Monday, August 16, 2010

Weeds and other pesky surprises

Most folks look upon weeds as a 'bad' thing. Gotta get 'em out of the garden, yard, etc. Even if it means using toxic chemicals. HUH? Do you realize that lots of what we consider 'weeds' are not only useful, many have medicinal properties that have been used for eons. So how come we're always tryin' to kill them? 

Maybe it's because we consider them unsightly. Or maybe we just don't know their value. Or..maybe we have a penchant toward 'pristine' lawns? I don't know about you, but in my world weeds are a given. When you live in rural America, there are gonna be weeds. No getting around it. So I thought it might be fun to find out what weeds can be of use to me and how to get the most benefit. Here are a few things I found:

Dandelions: Probably one of the most common in most every yard. My mom used to pick them and put them in salads or mix them in with scrambled eggs (one of my Dad's favorites). Yep. Dandelions are edible (both the leaves AND the flowers!) and even DELICIOUS if you pick them when they're small. They're also great companion plants to various grains and tomatoes. They attract honeybees (always a good thing!) and are used as a diuretic in herbal medicine. Oh...and Dandelion tea is terrific for congestion. No kidding.

Clover: It's actually a member of the legume family. Great companion plant to a host of veggies like cabbage, broccoli, cauliflower, corn, cucumber, squash, melons and gourds. Also fertilizes the soil, and provides a humid micro-climate that benefits lots of plants by stabilizing their moisture. Who knew?

There are lots of others including Bashful Mimosa, Cocklebur, Crow Garlic, Goldenrod, Horse Nettle, Milkweed, Nasturtium, Nettle, Queen Anne's Lace (yep. it's a weed!), and Wild Mustard. I'm sure there are tons more..but you get the idea. WEEDS ARE NOT 'BAD' THINGS!

There's a reason why I'm writing about weeds today, and it isn't just to give you a gardening lesson. It's got everything to do with something I read a few days ago; and it's had me thinking ever since (uh-oh). About how some people are like weeds. You know the ones: they show up uninvited, mess up the whole pretty picture, suck the life outta your garden and no matter how many times you pull 'em out, they just keep showing up again. So what do you do about it? What can you do, short of drowning them in poison, and still keep your garden healthy?

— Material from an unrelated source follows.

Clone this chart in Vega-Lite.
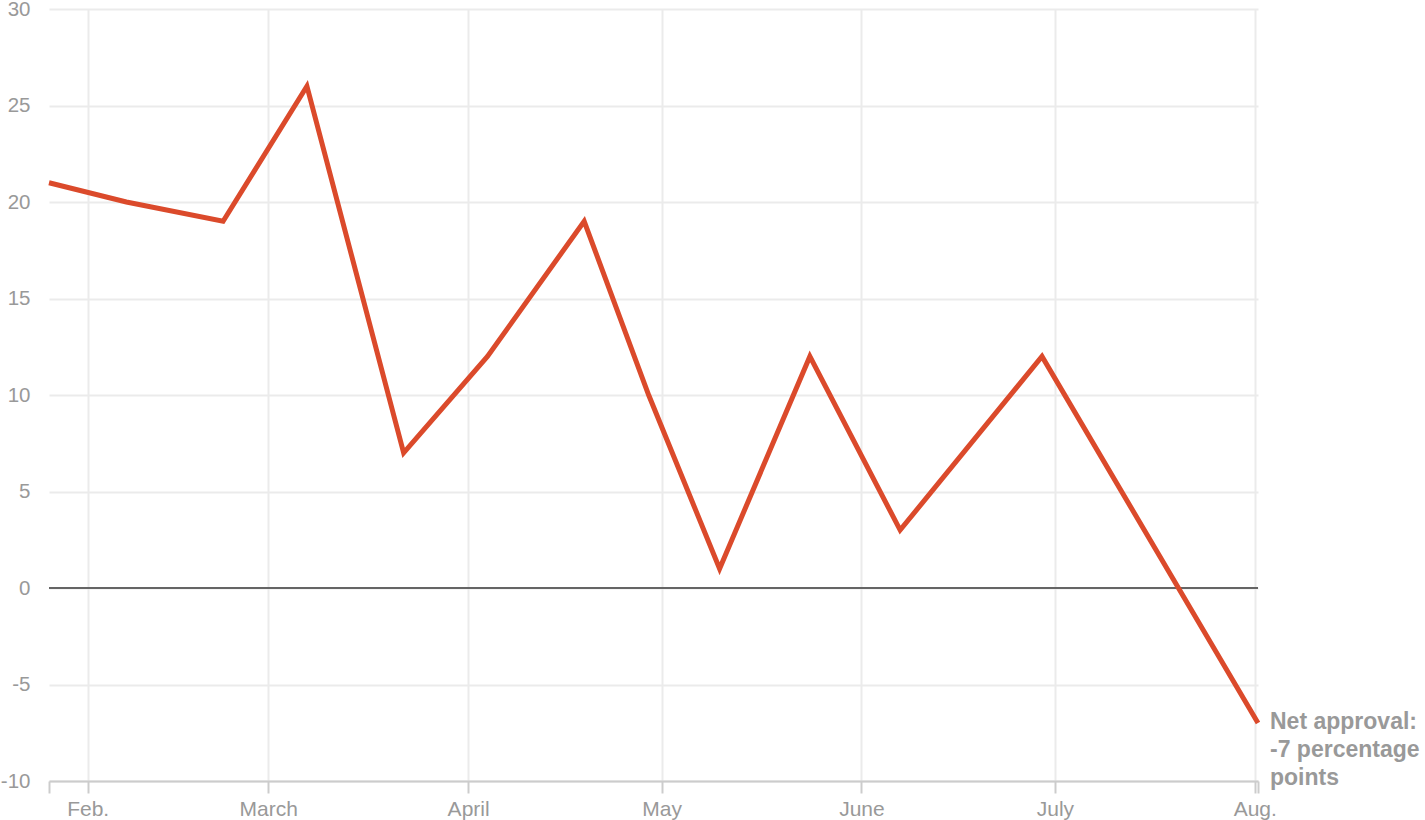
{
  "$schema": "https://vega.github.io/schema/vega-lite/v6.json",
  "autosize": {"type": "none"},
  "width": 1209,
  "height": 772,
  "padding": {"left": 49, "top": 9, "right": 167, "bottom": 39},
  "background": "white",
  "config": {
    "view": {"stroke": null},
    "font": "Liberation Sans"
  },
  "data": {
    "values": [
      {"date": "2021-01-26T00:00", "net": 21},
      {"date": "2021-02-07T00:00", "net": 20},
      {"date": "2021-02-22T00:00", "net": 19},
      {"date": "2021-03-07T00:00", "net": 26},
      {"date": "2021-03-22T00:00", "net": 7},
      {"date": "2021-04-04T00:00", "net": 12},
      {"date": "2021-04-19T00:00", "net": 19},
      {"date": "2021-04-29T00:00", "net": 10},
      {"date": "2021-05-10T00:00", "net": 1},
      {"date": "2021-05-24T00:00", "net": 12},
      {"date": "2021-06-07T00:00", "net": 3},
      {"date": "2021-06-29T00:00", "net": 12},
      {"date": "2021-08-01T12:00", "net": -7}
    ]
  },
  "encoding": {
    "x": {
      "field": "date",
      "type": "temporal",
      "scale": {"type": "time", "domain": [{"year": 2021, "month": 1, "date": 26}, {"year": 2021, "month": 8, "date": 1, "hours": 12}], "nice": false},
      "axis": {
        "title": null,
        "values": [
          {"year": 2021, "month": 1, "date": 26},
          {"year": 2021, "month": 2, "date": 1},
          {"year": 2021, "month": 3, "date": 1},
          {"year": 2021, "month": 4, "date": 1},
          {"year": 2021, "month": 5, "date": 1},
          {"year": 2021, "month": 6, "date": 1},
          {"year": 2021, "month": 7, "date": 1},
          {"year": 2021, "month": 8, "date": 1},
          {"year": 2021, "month": 8, "date": 1, "hours": 12}
        ],
        "labelExpr": "date(datum.value) != 1 || hours(datum.value) != 0 ? '' : (month(datum.value) == 1 ? 'Feb.' : month(datum.value) == 2 ? 'March' : month(datum.value) == 3 ? 'April' : month(datum.value) == 4 ? 'May' : month(datum.value) == 5 ? 'June' : month(datum.value) == 6 ? 'July' : 'Aug.')",
        "grid": true,
        "gridColor": "#ebebeb",
        "gridWidth": 2,
        "gridOpacity": {"condition": {"test": "date(datum.value) == 1 && hours(datum.value) == 0", "value": 1}, "value": 0},
        "domainColor": "#cccccc",
        "domainWidth": 2,
        "tickColor": "#cccccc",
        "tickWidth": 2,
        "tickSize": 12,
        "labelColor": "#999999",
        "labelFontSize": 21,
        "labelPadding": 5,
        "labelFlush": false
      }
    },
    "y": {
      "field": "net",
      "type": "quantitative",
      "scale": {"domain": [-10, 30], "nice": false, "zero": false},
      "axis": {
        "title": null,
        "values": [-10, -5, 0, 5, 10, 15, 20, 25, 30],
        "labelExpr": "'' + datum.value",
        "grid": true,
        "gridColor": "#ebebeb",
        "gridWidth": 2,
        "domain": false,
        "ticks": false,
        "labelColor": "#999999",
        "labelFontSize": 20.5,
        "labelPadding": 19
      }
    }
  },
  "layer": [
    {
      "mark": {"type": "rule", "color": "#666666", "strokeWidth": 1.5},
      "encoding": {"y": {"datum": 0}, "x": null}
    },
    {
      "mark": {"type": "line", "color": "#db4a2b", "strokeWidth": 5, "strokeJoin": "miter", "clip": false}
    },
    {
      "transform": [{"filter": "datum.net == -7"}],
      "mark": {
        "type": "text",
        "text": ["Net approval:", "-7 percentage", "points"],
        "align": "left",
        "baseline": "alphabetic",
        "dx": 12,
        "dy": 6,
        "lineHeight": 28,
        "fontSize": 23,
        "fontWeight": "bold",
        "color": "#999999"
      }
    }
  ]
}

Maybe, like the weeds just mentioned, you can find their hidden value. Maybe, instead of fighting with 'em, you can find a way to integrate them into your garden as useful remedies. Maybe, just maybe, once you stop resisting their annoying presence you will see just how beneficial they are. Like thorns on a rose. There for a reason. There for you to grow. There for you to see what you might otherwise miss about yourself or your own annoying habits. Things you want to cultivate. More patience. More compassion. More YOU. Often times it is our immutable belief(s) that keep us from growing our best garden. Those 'weeds' can push us past our rigid perspectives into a more flexible sway. Know what I mean?

Well, maybe it's a stretch. Or maybe there's something here that you hadn't thought about before. Hope so. What I know right now is that there is value in most everything. Even the weeds in our lives. I'm gonna start picking more and using them to nourish myself. Enough with the fighting already. Push comes to shove, I'll just let those weeds fade on their own. It's bound to happen...eventually. 

Now...for some Dandelion Soup.


Joyce said...

I like your take on weeds. We have lots in our yard, some that we purposely transplanted here; Queen Ann's Lace, Spanish Needle, even Purple Coneflower, though it's kinda been taken out of the 'weed' category. :)
We do have one I'd love to either find a use for, or an effective way to eliminate it. Creeping Charlie. If we could find a use for it, I could be really wealthy. :)

Connie Baum said...

I have weeds...people who sap my energy, push my hot buttons, bring out the worst in me. It would not be prudent to spray them with the stuff The Normanator uses on his garden's slugs, so I shall make every effort to see what the lesson might be that they offer me.

There are garden varieties of lovely blooms in my life, too. For example, one of my most favorite authors (Are you blushing, Camille?) and others who sit in my circle and decorate my life with loveliness and the perfume of love.